When Chauntecleer spots this daun Russell (line 3,334), the fox plays to his prey's inflated ego and overcomes the cock's instinct to escape by insisting he would love to hear Chauntecleer crow just as his amazing father did, standing on tiptoe with neck outstretched and eyes closed. When the cock does so, he is promptly snatched from the yard in the fox's jaws and slung over his back. As the fox flees through the forest, with the entire barnyard giving chase, the captured Chauntecleer suggests that he should pause to tell his pursuers to give up. The predator's own pride is now his undoing: as the fox opens his mouth to taunt his pursuers, Chauntecleer escapes from his jaws and flies into the nearest tree. The fox tries in vain to convince the wary rooster of his repentance; it now prefers the safety of the tree and refuses to fall for the same trick a second time.
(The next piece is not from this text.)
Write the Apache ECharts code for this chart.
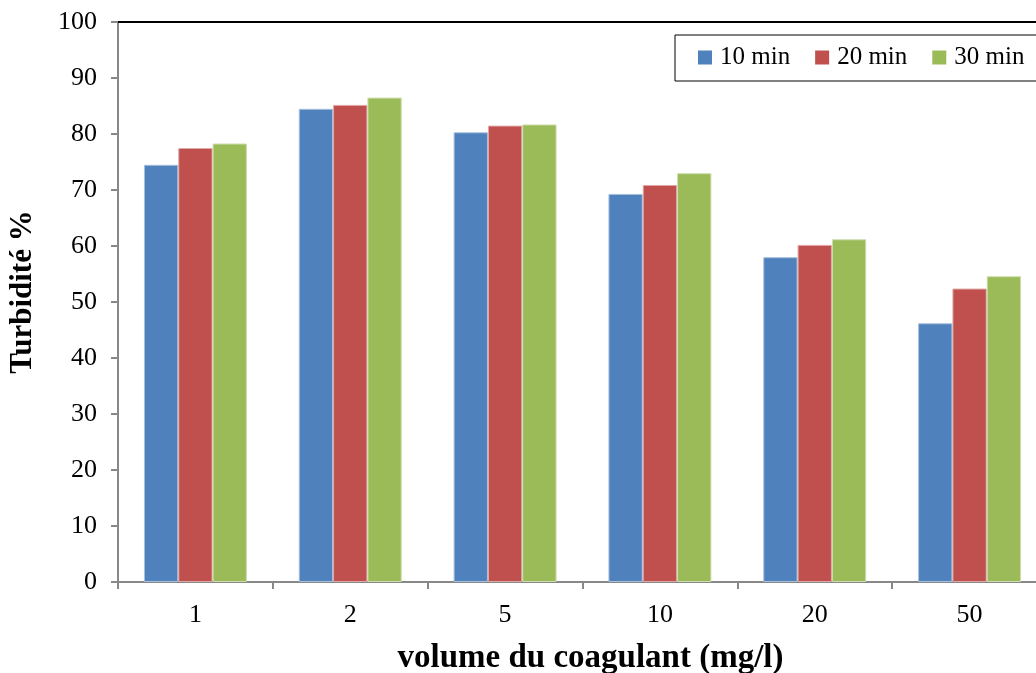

The Nun's Priest is characterised by the way that he elaborates his slender tale with epic parallels drawn from ancient history and chivalry, giving a display of learning which, in the context of the story and its cast, can only be comic and ironic. But in contrast, the description of the poor widow and the chicken yard of her country cottage with which the tale opens is true to life and has been quoted as authentic in discussions of the living conditions of the mediaeval peasant. By way of conclusion, the Nun's Priest goes on to reconcile the sophistication of his courtly performance with the simplicity of the tale within the framing narrative by admonishing the audience to be careful of reckless decisions and of truste on flaterye.

==Adaptations==
Robert Henryson used Chaucer's tale as a source for his Taill of Schir Chanticleir and the Foxe, the third poem in his Morall Fabillis of Esope the Phrygian, composed in or around the 1480s. Later, the poet John Dryden adapted the tale into more comprehensible modern language under the title of The Cock and the Fox (1700). In 2007, the playwright Dougie Blaxland wrote a comic verse play Chauntecleer and Pertelotte, roughly based on the Nun's Priest's Tale.

Barbara Cooney's adaptation for children with her own illustrations, Chanticleer and the Fox, won the Caldecott Medal in 1959. Another illustrated edition of the tale won the 1992 Kerlan Award. This was Chanticleer and the Fox – A Chaucerian Tale (1991), written by Fulton Roberts with Marc Davis' drawings for a Disney cartoon that was never completed.

Among musical settings have been Gordon Jacob's The Nun's Priest's Tale (1951) and the similarly titled choral setting by Ross Lee Finney. Another American adaptation was Seymour Barab's comic opera Chanticleer. In the UK Michael Hurd set the tale as Rooster Rag, a pop cantata for children (1976).

A full-length musical stage adaptation of The Canterbury Tales, composed of the Prologue, Epilogue, The Nun's Priest's Tale, and four other tales, was presented at the Phoenix Theatre, London on 21 March 1968, with music by Richard Hill and John Hawkins, lyrics by Nevill Coghill, and original concept, book, and direction by Martin Starkie. The Nun's Priest's Tale section was excluded from the original 1969 Broadway production, though reinstated in the 1970 U.S. tour.